Write effective emails
During the job search process, you will likely need to communicate with potential employers using email. We recommend responding to emails from an employer within 24 hours. Identifying what to write and what not to include can feel overwhelming, especially if you’re not used to writing professional emails. ChatGPT can be helpful when you’re under pressure, have writer’s block or want to ensure you communicate professionally.
- Paste in the original message, remove personal details and ask ChatGPT for a response.
- Skim the response options and use applicable elements from the recommended wording for your response.
- Or ask ChatGPT how to respond to the subject of the email. For example, enter a prompt about how to respond to an email asking for interview preferences.
- Direct communication by email requires a personalized response.
- Ensure the tone of the response matches the intent of the email.
- Use AI as a guide or starting point for an email response, but don’t rely on the generated content without proofreading and ensuring the email response represents your personality well.
- Career Services is available to help you understand the job search process, including how to answer an email or tips to negotiate a starting salary .
- Schedule time with a Career Services advisor.
Prepare for interviews
Answering interview questions can be challenging, especially for your first few interviews. You may not know what interview questions to expect or how to answer them best. ChatGPT and Quinncia’s mock interview tool can help you practice and prepare for interviews before they arrive so you feel more confident.
- Prompt ChatGPT with a job or internship description and ask for sample interview questions for that position.
- Consider whether you feel confident in your responses to potential questions. If not, ask ChatGPT for sample answers. You can use your experience to prompt ChatGPT for a more relevant response to a question.

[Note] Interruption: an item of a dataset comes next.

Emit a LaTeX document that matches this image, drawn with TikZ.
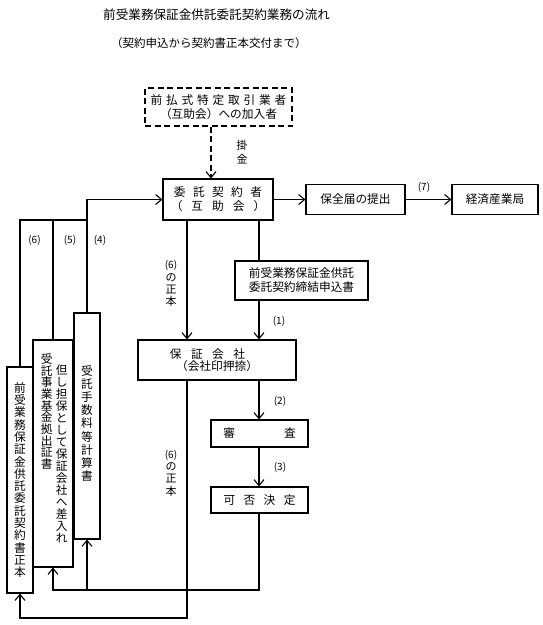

- Remember that humans, not AI, will interview you. How you interact with AI will look different than how you interact with a human. Take what ChatGPT offers, critically analyze it and make it your own.
- ChatGPT and similar tools are helpful but cannot replace your creative and thoughtful interview responses.
- Remember that ChatGPT is open to everyone. Others may get that same generic response. Prompt the system with specific questions or information for more unique outputs.
- Career Services provides free access to Quinncia’s mock interview tool to help you practice interviewing.
- You can also work with a career advisor to practice and prepare for interviews. Schedule time .
Take your search to the next level
We are in an experimental phase of AI adoption with massive room for advancement. AI will eventually span all industries and embody existing technologies in unimaginable ways. As a student, you can benefit from learning how to leverage AI technology today.
Career Services is here to help you learn how to use AI effectively for your job or internship search. We are available to meet with you, answer questions, provide resources and offer training to support your career goals.